===== The data

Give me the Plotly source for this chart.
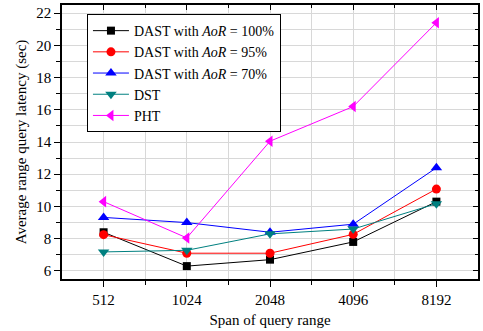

==========
===== The data

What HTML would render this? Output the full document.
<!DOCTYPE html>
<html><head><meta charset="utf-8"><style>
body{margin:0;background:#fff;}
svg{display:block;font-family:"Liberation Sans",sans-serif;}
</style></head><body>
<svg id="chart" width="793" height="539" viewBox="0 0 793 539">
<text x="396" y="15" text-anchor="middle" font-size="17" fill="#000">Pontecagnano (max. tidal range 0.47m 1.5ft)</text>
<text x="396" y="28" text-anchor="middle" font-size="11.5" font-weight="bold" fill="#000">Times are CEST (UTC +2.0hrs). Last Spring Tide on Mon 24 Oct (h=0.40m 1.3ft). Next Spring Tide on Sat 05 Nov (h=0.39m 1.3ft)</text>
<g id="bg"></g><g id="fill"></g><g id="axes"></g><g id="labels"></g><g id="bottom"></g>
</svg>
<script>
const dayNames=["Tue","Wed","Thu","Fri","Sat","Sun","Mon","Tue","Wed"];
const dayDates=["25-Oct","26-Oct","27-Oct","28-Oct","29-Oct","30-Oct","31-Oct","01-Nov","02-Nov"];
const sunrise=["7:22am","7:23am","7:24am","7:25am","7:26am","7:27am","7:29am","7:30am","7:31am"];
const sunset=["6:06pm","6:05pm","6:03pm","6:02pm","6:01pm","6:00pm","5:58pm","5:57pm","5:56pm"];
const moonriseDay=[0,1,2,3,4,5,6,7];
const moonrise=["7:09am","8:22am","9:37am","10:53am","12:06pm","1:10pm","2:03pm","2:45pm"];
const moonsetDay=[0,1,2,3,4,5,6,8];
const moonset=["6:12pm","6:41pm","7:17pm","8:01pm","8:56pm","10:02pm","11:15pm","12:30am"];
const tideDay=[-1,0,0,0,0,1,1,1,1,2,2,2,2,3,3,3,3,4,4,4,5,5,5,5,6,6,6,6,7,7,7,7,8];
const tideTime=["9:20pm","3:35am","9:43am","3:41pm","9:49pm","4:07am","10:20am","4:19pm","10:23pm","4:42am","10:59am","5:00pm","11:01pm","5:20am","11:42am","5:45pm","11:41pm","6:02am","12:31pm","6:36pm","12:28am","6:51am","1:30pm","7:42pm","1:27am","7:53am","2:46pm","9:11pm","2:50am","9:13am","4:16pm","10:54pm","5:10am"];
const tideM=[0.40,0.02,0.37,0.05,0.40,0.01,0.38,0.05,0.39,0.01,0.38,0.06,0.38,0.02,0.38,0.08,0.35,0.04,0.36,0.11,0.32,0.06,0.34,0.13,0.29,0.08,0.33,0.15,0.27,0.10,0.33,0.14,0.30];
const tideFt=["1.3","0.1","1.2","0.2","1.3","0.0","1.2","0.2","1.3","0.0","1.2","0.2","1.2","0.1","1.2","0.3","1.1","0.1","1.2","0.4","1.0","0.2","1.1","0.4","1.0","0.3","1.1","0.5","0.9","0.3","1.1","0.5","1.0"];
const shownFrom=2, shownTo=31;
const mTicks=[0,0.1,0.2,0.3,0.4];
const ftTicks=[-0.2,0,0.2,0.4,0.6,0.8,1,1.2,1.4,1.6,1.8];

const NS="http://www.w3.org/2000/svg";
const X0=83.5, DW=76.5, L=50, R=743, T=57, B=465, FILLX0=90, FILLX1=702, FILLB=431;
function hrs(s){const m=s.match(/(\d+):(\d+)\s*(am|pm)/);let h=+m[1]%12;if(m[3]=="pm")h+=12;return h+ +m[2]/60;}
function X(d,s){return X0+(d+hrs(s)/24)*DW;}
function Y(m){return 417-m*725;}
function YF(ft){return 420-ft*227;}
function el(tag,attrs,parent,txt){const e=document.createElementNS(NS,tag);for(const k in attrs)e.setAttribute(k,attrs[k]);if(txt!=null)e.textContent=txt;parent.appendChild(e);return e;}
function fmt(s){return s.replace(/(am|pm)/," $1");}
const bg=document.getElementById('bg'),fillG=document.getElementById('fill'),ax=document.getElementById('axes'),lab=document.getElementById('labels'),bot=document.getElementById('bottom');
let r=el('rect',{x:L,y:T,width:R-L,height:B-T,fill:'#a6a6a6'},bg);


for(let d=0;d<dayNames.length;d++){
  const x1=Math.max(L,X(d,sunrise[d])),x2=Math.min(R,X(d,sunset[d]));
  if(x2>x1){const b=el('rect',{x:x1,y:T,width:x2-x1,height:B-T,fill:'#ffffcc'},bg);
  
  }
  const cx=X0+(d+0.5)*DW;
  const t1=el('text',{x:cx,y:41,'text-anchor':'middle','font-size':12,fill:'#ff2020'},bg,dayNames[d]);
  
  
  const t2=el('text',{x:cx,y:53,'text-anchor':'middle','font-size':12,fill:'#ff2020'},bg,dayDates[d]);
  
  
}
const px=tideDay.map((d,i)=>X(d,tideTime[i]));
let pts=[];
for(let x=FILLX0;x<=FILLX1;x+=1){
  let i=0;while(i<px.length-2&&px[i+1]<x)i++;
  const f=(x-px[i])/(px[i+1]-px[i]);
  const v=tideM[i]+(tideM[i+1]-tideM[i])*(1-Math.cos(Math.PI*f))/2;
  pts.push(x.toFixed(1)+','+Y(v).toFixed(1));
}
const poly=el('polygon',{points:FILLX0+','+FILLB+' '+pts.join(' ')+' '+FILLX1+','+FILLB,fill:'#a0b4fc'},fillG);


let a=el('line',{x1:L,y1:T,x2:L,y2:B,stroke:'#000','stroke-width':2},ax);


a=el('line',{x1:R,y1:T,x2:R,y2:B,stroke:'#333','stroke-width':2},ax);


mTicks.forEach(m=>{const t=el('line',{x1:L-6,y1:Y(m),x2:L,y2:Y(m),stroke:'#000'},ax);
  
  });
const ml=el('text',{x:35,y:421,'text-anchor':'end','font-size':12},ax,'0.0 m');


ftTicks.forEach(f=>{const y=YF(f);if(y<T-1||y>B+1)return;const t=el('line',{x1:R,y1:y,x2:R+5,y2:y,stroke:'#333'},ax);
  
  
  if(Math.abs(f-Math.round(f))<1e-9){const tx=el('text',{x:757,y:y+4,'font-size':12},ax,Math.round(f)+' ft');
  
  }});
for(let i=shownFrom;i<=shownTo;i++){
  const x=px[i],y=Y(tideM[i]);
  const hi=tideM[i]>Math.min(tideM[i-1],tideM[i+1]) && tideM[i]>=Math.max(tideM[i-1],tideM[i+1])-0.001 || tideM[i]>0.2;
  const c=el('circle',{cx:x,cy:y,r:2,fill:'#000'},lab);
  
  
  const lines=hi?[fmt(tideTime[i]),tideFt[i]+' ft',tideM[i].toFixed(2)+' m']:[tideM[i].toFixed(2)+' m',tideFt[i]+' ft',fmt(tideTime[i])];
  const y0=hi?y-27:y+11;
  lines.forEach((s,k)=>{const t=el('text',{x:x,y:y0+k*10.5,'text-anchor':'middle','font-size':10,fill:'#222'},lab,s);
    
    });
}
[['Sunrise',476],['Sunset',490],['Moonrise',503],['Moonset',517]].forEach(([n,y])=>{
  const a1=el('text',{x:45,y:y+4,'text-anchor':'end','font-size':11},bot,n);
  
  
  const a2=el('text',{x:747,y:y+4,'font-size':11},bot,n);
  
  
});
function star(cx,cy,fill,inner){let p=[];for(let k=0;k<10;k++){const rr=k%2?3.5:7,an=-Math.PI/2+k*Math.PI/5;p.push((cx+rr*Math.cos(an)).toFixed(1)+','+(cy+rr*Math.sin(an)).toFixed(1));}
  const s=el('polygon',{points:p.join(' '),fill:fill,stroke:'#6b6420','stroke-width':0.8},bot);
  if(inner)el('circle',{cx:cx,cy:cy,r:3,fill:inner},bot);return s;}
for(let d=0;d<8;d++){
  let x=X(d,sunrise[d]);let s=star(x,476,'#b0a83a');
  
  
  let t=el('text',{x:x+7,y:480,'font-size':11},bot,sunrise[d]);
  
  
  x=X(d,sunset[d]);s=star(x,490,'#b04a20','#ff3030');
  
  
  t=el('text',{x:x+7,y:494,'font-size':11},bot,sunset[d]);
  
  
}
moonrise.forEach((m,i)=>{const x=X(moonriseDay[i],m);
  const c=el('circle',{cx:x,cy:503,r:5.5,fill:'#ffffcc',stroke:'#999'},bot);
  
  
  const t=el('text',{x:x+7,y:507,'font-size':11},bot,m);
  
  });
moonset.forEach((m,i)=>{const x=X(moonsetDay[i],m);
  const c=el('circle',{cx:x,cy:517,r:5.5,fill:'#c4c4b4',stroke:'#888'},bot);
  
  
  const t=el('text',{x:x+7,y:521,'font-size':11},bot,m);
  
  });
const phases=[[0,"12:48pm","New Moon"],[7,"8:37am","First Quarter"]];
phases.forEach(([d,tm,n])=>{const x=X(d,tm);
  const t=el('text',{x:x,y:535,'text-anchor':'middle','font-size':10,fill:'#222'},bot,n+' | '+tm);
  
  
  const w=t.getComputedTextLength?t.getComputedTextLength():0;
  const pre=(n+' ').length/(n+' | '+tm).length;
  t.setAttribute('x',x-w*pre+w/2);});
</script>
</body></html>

==========

◆ **The request**
Say how many lines have the string "chart" in them, offering no words beyond the number.

◆ **Exercise response**
2